最近、書店で文章の書き方のコーナーを見ると、タイトルに「エッセイ」がついている本は少ないですね。「SNSで受ける文章」とか、「バズる文章の書き方」などが多く並んでいます。本をめくってみると、重要な箇所が目立つように太字や色つきの線で示した、いわゆるハウツー本ふうな作りもけっこうあります。横書きの本も多い。書き方の本は縦書きがしっくりくるなあなどと思いながら(エッセイ工房の記事はパソコンという縛りでやむなく横書きですが)、本棚を眺めていました。しかし、最近の本も毛嫌いせずに覗いてみるかという思いで、たまたま手を伸ばしたのが、今回ご紹介する本です。

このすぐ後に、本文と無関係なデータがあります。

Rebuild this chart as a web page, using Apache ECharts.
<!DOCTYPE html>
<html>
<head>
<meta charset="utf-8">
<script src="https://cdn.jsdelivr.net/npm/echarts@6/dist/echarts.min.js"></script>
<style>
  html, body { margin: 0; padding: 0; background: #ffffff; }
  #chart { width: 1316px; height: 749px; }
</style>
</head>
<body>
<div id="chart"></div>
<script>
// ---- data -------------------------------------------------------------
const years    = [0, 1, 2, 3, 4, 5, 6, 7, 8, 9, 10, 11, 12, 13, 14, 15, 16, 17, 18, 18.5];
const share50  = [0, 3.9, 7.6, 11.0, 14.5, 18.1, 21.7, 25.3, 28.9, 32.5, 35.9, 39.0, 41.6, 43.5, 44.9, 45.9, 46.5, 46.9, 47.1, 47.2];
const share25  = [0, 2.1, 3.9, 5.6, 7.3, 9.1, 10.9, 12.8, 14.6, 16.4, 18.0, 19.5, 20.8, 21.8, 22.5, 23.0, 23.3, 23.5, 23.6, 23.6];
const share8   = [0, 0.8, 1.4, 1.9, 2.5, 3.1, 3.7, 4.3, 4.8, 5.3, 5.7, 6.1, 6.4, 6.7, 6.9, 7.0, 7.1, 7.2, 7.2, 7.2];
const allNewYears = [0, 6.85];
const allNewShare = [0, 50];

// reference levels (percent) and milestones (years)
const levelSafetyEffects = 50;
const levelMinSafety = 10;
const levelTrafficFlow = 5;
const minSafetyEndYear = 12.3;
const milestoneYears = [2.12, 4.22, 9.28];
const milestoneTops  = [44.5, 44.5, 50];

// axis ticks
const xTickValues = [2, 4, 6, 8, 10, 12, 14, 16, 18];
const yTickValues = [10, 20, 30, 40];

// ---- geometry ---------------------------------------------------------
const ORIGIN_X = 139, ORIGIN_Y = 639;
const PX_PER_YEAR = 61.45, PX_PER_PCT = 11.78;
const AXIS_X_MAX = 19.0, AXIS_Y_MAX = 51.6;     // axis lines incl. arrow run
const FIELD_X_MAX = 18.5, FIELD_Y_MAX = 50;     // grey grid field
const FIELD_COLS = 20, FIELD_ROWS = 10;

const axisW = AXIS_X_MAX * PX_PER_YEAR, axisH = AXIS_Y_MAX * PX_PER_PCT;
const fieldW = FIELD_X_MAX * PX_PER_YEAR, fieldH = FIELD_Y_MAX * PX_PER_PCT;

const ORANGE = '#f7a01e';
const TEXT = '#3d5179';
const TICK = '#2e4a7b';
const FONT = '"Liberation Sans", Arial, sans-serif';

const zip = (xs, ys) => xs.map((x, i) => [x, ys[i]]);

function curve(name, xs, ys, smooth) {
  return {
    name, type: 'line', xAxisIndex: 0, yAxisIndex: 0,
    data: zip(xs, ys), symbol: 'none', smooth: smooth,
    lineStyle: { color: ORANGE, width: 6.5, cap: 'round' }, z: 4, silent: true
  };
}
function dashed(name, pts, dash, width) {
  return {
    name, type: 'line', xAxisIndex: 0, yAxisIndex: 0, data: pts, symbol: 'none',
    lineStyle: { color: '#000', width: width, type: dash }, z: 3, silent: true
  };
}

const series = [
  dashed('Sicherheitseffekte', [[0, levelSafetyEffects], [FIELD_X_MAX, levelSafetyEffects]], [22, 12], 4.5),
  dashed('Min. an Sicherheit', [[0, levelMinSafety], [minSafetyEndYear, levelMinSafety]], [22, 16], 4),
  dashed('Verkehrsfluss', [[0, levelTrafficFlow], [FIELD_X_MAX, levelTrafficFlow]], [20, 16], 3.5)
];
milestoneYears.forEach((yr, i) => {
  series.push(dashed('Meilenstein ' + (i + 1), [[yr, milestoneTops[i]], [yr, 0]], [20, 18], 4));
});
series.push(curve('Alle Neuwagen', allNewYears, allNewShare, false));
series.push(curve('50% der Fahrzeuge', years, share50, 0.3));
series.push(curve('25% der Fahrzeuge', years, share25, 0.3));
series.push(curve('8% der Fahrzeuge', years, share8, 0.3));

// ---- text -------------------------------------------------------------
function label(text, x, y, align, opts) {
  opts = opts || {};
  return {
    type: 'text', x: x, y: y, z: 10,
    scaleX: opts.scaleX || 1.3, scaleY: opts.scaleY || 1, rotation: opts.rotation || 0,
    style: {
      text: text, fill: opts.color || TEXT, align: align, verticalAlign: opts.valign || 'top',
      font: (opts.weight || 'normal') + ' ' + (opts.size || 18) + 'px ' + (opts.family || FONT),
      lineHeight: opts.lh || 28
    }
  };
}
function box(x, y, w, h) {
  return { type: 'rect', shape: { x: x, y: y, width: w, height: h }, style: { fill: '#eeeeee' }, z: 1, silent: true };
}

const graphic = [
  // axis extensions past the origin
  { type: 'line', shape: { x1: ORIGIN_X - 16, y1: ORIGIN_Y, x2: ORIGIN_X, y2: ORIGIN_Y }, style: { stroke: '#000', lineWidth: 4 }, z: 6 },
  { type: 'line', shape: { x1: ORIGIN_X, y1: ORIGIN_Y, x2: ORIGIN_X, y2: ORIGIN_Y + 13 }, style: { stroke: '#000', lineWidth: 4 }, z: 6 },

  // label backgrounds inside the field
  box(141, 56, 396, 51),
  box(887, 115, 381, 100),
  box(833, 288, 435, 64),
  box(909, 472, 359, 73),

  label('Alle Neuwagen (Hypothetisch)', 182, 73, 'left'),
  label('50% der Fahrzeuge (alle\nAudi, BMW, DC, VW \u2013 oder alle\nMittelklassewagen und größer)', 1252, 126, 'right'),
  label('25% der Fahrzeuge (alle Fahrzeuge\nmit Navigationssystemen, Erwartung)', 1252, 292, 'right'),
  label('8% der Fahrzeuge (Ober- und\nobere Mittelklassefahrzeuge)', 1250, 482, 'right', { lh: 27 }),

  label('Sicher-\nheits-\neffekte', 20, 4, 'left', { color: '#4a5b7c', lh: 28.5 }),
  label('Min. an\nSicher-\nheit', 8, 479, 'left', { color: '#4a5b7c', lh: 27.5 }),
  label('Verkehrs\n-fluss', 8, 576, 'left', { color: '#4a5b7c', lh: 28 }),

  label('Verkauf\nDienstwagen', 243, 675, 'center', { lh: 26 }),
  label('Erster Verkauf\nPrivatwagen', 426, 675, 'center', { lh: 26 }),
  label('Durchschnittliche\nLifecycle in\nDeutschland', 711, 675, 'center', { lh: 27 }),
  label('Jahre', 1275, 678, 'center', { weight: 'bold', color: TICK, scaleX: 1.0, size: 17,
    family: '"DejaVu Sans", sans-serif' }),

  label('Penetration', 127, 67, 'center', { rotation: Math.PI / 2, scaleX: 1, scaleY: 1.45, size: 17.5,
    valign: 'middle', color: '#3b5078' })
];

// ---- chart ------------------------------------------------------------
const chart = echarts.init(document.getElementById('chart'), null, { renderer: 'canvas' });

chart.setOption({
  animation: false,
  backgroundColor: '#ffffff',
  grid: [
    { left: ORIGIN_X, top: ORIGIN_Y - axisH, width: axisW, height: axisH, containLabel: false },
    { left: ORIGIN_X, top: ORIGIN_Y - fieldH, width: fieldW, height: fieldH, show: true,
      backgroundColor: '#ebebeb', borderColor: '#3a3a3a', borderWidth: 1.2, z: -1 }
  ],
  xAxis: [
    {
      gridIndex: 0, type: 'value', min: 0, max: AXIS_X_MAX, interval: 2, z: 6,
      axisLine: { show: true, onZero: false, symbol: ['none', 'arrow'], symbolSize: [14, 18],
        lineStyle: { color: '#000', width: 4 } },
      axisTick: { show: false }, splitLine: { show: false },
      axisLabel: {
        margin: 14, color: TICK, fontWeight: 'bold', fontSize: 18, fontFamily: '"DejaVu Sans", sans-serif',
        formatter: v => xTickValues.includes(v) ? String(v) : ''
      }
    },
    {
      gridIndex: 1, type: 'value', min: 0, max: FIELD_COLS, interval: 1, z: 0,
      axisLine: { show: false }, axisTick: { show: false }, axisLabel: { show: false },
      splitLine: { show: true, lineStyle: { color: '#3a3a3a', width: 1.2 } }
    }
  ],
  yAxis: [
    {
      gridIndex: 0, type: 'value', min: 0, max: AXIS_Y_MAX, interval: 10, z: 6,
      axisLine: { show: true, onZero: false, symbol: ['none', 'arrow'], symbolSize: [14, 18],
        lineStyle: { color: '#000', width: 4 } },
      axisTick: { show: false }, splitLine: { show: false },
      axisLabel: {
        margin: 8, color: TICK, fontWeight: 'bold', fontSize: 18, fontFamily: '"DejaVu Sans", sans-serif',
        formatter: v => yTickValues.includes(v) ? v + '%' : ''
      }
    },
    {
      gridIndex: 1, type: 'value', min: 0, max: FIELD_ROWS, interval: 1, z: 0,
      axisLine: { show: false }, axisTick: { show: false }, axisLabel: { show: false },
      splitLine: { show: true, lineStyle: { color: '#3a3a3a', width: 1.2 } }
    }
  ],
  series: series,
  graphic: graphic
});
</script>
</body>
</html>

装丁は若向き、中を覗けば、文章の横に引かれた線や項目の文字の色はピンク。「バズる」はタイトルだけでなく、章立てにも「バズるつかみ」「バズる文体」「バズる組み立て」「バズる言葉選び」として登場。そんなに「バズる」を目標としてないけどなあ……と思いながらも、文例として出てくる文章を見て、その守備範囲の広さに驚きました。明治時代の文豪から現代作家の小説や随筆、江戸小噺からアイドルのブログやシナリオに至るまで、タイトルに「文芸オタク」とあるのもうなずけます。また、バズるバズると書いてあるわりには、「どうすれば読み手に楽しんでもらえるか」という視点でこの本をまとめたと「プロローグ」に書いてあり、向いている先は、エッセイを書く私とそれほど違わないかもしれないと思い、読んでみました。

書評家の肩書をもつ三宅さんの文章の分析力には、目を見張るものがありました。なぜこの文章がおもしろいのか、なるほど、こういうふうに書いているからかと分析し、文章を書くときに気をつけるポイントを導き出します。そのポイントも、一般に言われていることから独自のものまで多岐に渡ります。

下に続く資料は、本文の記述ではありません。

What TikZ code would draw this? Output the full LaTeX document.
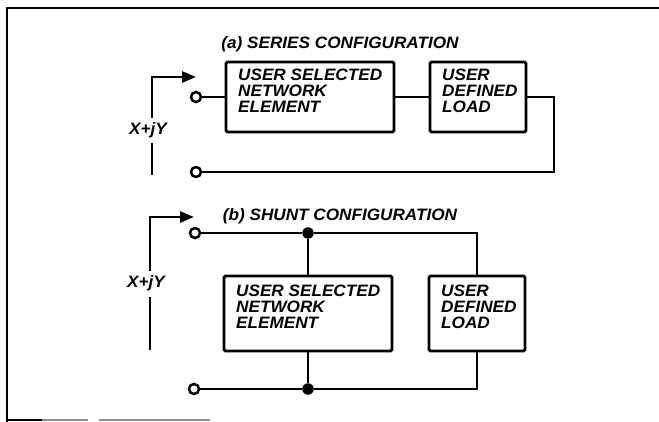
\documentclass[tikz,border=0pt]{standalone}
\usepackage{fontspec}
\newfontfamily\labfont{Liberation Sans}[FakeStretch=1.04]
\usetikzlibrary{arrows.meta}
\begin{document}
\begin{tikzpicture}[x=1pt,y=-1pt,
  wire/.style={line width=2.6pt},
  blk/.style={draw, line width=2.9pt, rounded corners=1.5pt, minimum width=#1, inner sep=0pt, outer sep=0pt},
  txt/.style={font=\labfont\bfseries\itshape\fontsize{16.5}{16}\selectfont, align=left, inner sep=0pt},
  term/.style={circle, draw, line width=2.5pt, minimum size=10pt, inner sep=0pt, fill=white},
  jdot/.style={circle, fill, minimum size=11.5pt, inner sep=0pt},
  feed/.style={line width=2.6pt, -{Triangle[length=14pt,width=11pt]}}
]
\useasboundingbox (0,0) rectangle (659,422);
% frame
\draw[line width=2.6pt] (7,422) -- (7,8) -- (659,8);
\draw[line width=2.4pt] (7,420) -- (42,420);
\draw[line width=2pt, black!45] (42,420) -- (88,420) (99,420) -- (210,420);

% ---------------- (a) series ----------------
\node[txt] (ta) at (340,44) {(a) SERIES CONFIGURATION};
\node[blk=168pt, minimum height=70pt] (ne1) at (310,97) {};
\node[blk=96pt, minimum height=70pt] (ld1) at (478,97) {};
\node[txt, anchor=north west] (ne1t) at ([xshift=12pt,yshift=-7pt]ne1.north west) {USER SELECTED\\NETWORK\\ELEMENT};
\node[txt, anchor=north west] (ld1t) at ([xshift=12pt,yshift=-7pt]ld1.north west) {USER\\DEFINED\\LOAD};
\node[term] (a1) at (196,97) {};
\node[term] (a2) at (196,172) {};
\coordinate (ac1) at (554,97);
\coordinate (ac2) at (554,172);
\draw[wire] (a1) -- (ne1.west);
\draw[wire] (ne1.east) -- (ld1.west);
\draw[wire] (ld1.east) -- (ac1) -- (ac2) -- (a2);
\node[txt] (xa) at (148,130) {X+jY};
\coordinate (xa1) at (152,118);
\coordinate (xa2) at (152,77);
\coordinate (xa3) at (196,77);
\coordinate (xa4) at (152,143);
\coordinate (xa5) at (152,175);
\draw[feed] (xa1) -- (xa2) -- (xa3);
\draw[line width=2.6pt] (xa4) -- (xa5);

% ---------------- (b) shunt ----------------
\node[txt] (tb) at (340,216) {(b) SHUNT CONFIGURATION};
\node[blk=168pt, minimum height=75pt] (ne2) at (308,313.5) {};
\node[blk=96pt, minimum height=75pt] (ld2) at (477,313.5) {};
\node[txt, anchor=north west] (ne2t) at ([xshift=12pt,yshift=-9pt]ne2.north west) {USER SELECTED\\NETWORK\\ELEMENT};
\node[txt, anchor=north west] (ld2t) at ([xshift=12pt,yshift=-9pt]ld2.north west) {USER\\DEFINED\\LOAD};
\node[term] (b1) at (195,233) {};
\node[term] (b2) at (194,389) {};
\node[jdot] (j1) at (308,233) {};
\node[jdot] (j2) at (308,389) {};
\coordinate (bc1) at (477,233);
\coordinate (bc2) at (477,389);
\draw[wire] (b1) -- (j1) -- (bc1) -- (ld2.north);
\draw[wire] (j1) -- (ne2.north);
\draw[wire] (b2) -- (j2) -- (bc2) -- (ld2.south);
\draw[wire] (ne2.south) -- (j2);
\node[txt] (xb) at (146,283) {X+jY};
\coordinate (xb1) at (150,271);
\coordinate (xb2) at (150,217);
\coordinate (xb3) at (194,217);
\coordinate (xb4) at (150,297);
\coordinate (xb5) at (150,350);
\draw[feed] (xb1) -- (xb2) -- (xb3);
\draw[line width=2.6pt] (xb4) -- (xb5);
\end{tikzpicture}
\end{document}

体言止めは一般にはあまり使い過ぎないようにと言われていますが、体言止めの効果を「文字量は少ないはずなのに、不思議と伝わる情報量が多い」といい、「もしも文章が長くなってしまって、『肝心の情報が伝わりにくいかな』と心配になったときは、一度、できる限り体言止めにしてみることをおすすめ」しています。

読点の打ち方は、文法的なことには触れず、「読点が多いほど、テンポが落ちて、親身になって話しているように読める」として、読み手との「距離を詰めたいときは読点を増やし、距離をおきたいときは読点を減らせばいい」という仮説を打ち立てます。

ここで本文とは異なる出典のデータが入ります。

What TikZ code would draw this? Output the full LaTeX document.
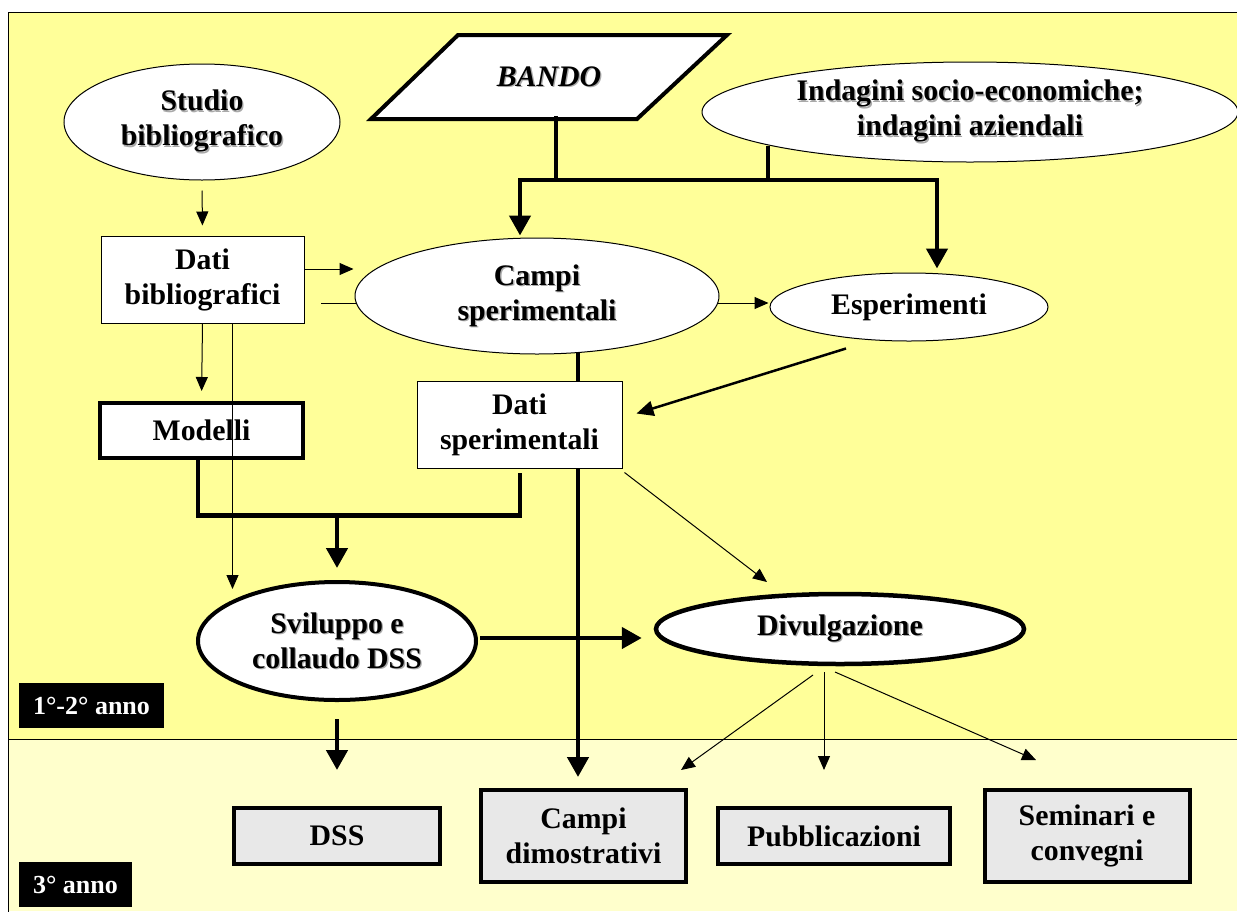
\documentclass[tikz,border=0pt]{standalone}
\usepackage{fontspec}
\setmainfont{Liberation Serif}
\usetikzlibrary{arrows.meta,shapes.geometric,calc}
\pgfdeclarelayer{bg}
\pgfdeclarelayer{under}
\pgfsetlayers{bg,under,main}
\definecolor{topyellow}{HTML}{FFFF99}
\definecolor{lowyellow}{HTML}{FFFFCC}
\definecolor{boxgray}{HTML}{E8E8E8}
\definecolor{shadowc}{HTML}{AAAAAA}
\newcommand\shd[1]{\leavevmode\rlap{\hspace{1.3pt}\raisebox{-1.3pt}{\textcolor{shadowc}{#1}}}#1}
\begin{document}
\begin{tikzpicture}[x=1pt,y=-1pt,
 txt/.style={font=\fontsize{29.8pt}{35pt}\selectfont\bfseries, align=center, text=black},
 ell/.style={txt, ellipse, draw, fill=white, line width=1pt, inner sep=0pt},
 ellthick/.style={ell, line width=4pt},
 box/.style={txt, rectangle, draw, fill=white, line width=1pt, inner sep=0pt},
 boxthick/.style={box, line width=4pt},
 graybox/.style={box, line width=4pt, fill=boxgray},
 tag/.style={rectangle, fill=black, text=white, inner sep=0pt, font=\fontsize{26pt}{30pt}\selectfont\bfseries},
 thinarr/.style={line width=1pt, -{Triangle[length=14pt,width=12pt]}},
 thk/.style={line width=4.5pt, line join=miter},
 thkarr/.style={thk, -{Triangle[length=20pt,width=21pt]}},
 medarr/.style={line width=2.5pt, -{Triangle[length=17pt,width=15pt]}},
]
\useasboundingbox (0,0) rectangle (1237,911);
\begin{pgfonlayer}{bg}
  \fill[white] (0,0) rectangle (1237,911);
  \fill[topyellow] (8,12) rectangle (1237,739);
  \fill[lowyellow] (8,739) rectangle (1237,911);
  \draw[line width=1pt] (1245,12) -- (8,12) -- (8,920);
  \draw[line width=1pt] (8,739) -- (1245,739);
\end{pgfonlayer}

% nodes
\node[ell, minimum width=276pt, minimum height=116pt] (studio) at (202,122) {\shd{Studio}\\\shd{bibliografico}};
\draw[line width=4pt, fill=white, line join=miter] (458,35) -- (727,35) -- (637,119) -- (371,119) -- cycle;
\node[txt] (bando) at (549,77) {\shd{\textit{BANDO}}};
\coordinate (bandob) at (556,116);
\node[ell, minimum width=536pt, minimum height=100pt] (indag) at (970,112) {\shd{Indagini socio-economiche;}\\\shd{indagini aziendali}};
\node[box, minimum width=203pt, minimum height=87pt] (dbib) at (202.5,279.5) {Dati\\bibliografici};
\node[ell, minimum width=364pt, minimum height=116pt] (campi) at (537,296) {\shd{Campi}\\\shd{sperimentali}};
\node[ell, minimum width=278pt, minimum height=68pt] (esper) at (909,307) {Esperimenti};
\node[boxthick, minimum width=203pt, minimum height=55pt] (modelli) at (201.5,430.5) {Modelli};
\node[box, minimum width=205pt, minimum height=87pt] (dsper) at (519.5,424.5) {Dati\\sperimentali};
\node[ellthick, minimum width=278pt, minimum height=118pt] (svil) at (337,641) {\shd{Sviluppo e}\\\shd{collaudo DSS}};
\node[ellthick, line width=4.5pt, minimum width=368pt, minimum height=70pt] (divulg) at (840,629) {\shd{Divulgazione}};
\node[tag, minimum width=145pt, minimum height=45pt] (lab12) at (91.5,705.5) {1°-2° anno};
\node[tag, minimum width=113pt, minimum height=45pt] (lab3) at (75.5,884.5) {3° anno};
\node[graybox, minimum width=206pt, minimum height=56pt] (dss) at (337,836) {DSS};
\node[graybox, minimum width=205pt, minimum height=92pt] (cdim) at (583.5,836) {Campi\\dimostrativi};
\node[graybox, minimum width=232pt, minimum height=56pt] (pubb) at (834,836) {Pubblicazioni};
\node[graybox, minimum width=205pt, minimum height=92pt] (semin) at (1087,836) {Seminari e\\convegni};

% connectors beneath nodes
\coordinate (l1) at (321,303);
\coordinate (c7) at ($(campi.center)+(41,0)$);
\begin{pgfonlayer}{under}
  \draw[thinarr] (l1) -- ($(l1 -| esper.west)+(-1,0)$);
  \draw[thkarr] (c7) -- ($(c7 |- cdim.north)+(0,-11)$);
\end{pgfonlayer}

% thin connectors
\draw[thinarr, shorten <=10pt, shorten >=10pt] (studio.south) -- (dbib.north);
\draw[thinarr] ($(dbib.east)+(0,-10.5)$) -- ($(dbib.east -| campi.west)+(-1,-10.5)$);
\draw[thinarr, shorten >=10pt] (dbib.south) -- (modelli.north);
\coordinate (d5) at ($(dbib.south)+(30,0)$);
\draw[thinarr] (d5) -- ($(d5 |- svil.north)+(0,9)$);

% thick tree from BANDO / Indagini
\coordinate (jl) at (520,180);
\coordinate (jr) at (937,180);
\coordinate (ib) at (768,146);
\draw[thk] (bandob) -- (bandob |- jl);
\draw[thk] (ib) -- (ib |- jl);
\draw[thkarr] (jr) -- (jl) -- ($(jl |- campi.north)+(0,-2)$);
\draw[thkarr] (jl) -- (jr) -- ($(jr |- esper.north)+(0,-4)$);

% Esperimenti -> Dati sperimentali
\draw[medarr] ($(esper.south)+(-63,7)$) -- ($(dsper.east)+(14,-11)$);

% Modelli + Dati sperimentali -> Sviluppo
\coordinate (jm) at (337,515);
\draw[thk] ($(modelli.south)+(-3.5,0)$) |- ($(dsper.south)+(0.5,47)$) -- ($(dsper.south)+(0.5,4)$);
\draw[thkarr] (jm) -- ($(svil.north)+(0,-12)$);

% Dati sperimentali -> Divulgazione
\draw[thinarr] ($(dsper.south east)+(2,4)$) -- ($(divulg.center)+(-73,-47)$);

% Sviluppo -> Divulgazione
\draw[thkarr] ($(svil.east)+(2,-3)$) -- ($(svil.east -| divulg.west)+(-12,-3)$);

% Sviluppo -> DSS
\draw[thkarr] ($(svil.south)+(0,17)$) -- ($(dss.north)+(0,-36)$);

% Divulgazione -> outputs
\draw[thinarr] ($(divulg.center)+(-27,46)$) -- ($(cdim.north east)+(-7,-18)$);
\draw[thinarr] ($(divulg.center)+(-16,43)$) -- ($(pubb.north)+(-10,-36)$);
\draw[thinarr] ($(divulg.center)+(-5,43)$) -- ($(semin.north)+(-51,-28)$);
\end{tikzpicture}
\end{document}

段落をどこで変えるべきかについては、「ひと息で読んでほしいところまで」と調査結果を発表します(書き手によって段落の長い短いはバラバラなのに、読みやすいのはなぜか、ずっと調査していたそうです)。段落の始まりが息を吸うタイミングで、途中で切り替わりのタイミングがあって、段落の終わりに向かって吐いていく。本当にすごい書き手は読み手の呼吸まで意識しているというのです。

49の書き方のポイントをあげ、どの項目においても、なるほどと納得させる文例を引用しています。
今まで考えてもみなかったアプローチ法が多く、私の凝り固まった頭に新しい風を吹きこんでくれました。

内容がしっかり書き込まれているので、項目ごとの最後の 「まとめてみた」は必要ないようにも感じましたが、これが今どきの「バズる」ための構成なのかもしれませんね。

三宅さんは、文章を書く理由を、「自分の思いや考え、発見を知ってほしい。そして、できれば『面白いじゃん』って思ってもらいたい」と言います。エッセイも同じです。それならば、このような新しい考えに触れて、自分を進化させてみよう。そう思わせてくれる本でした。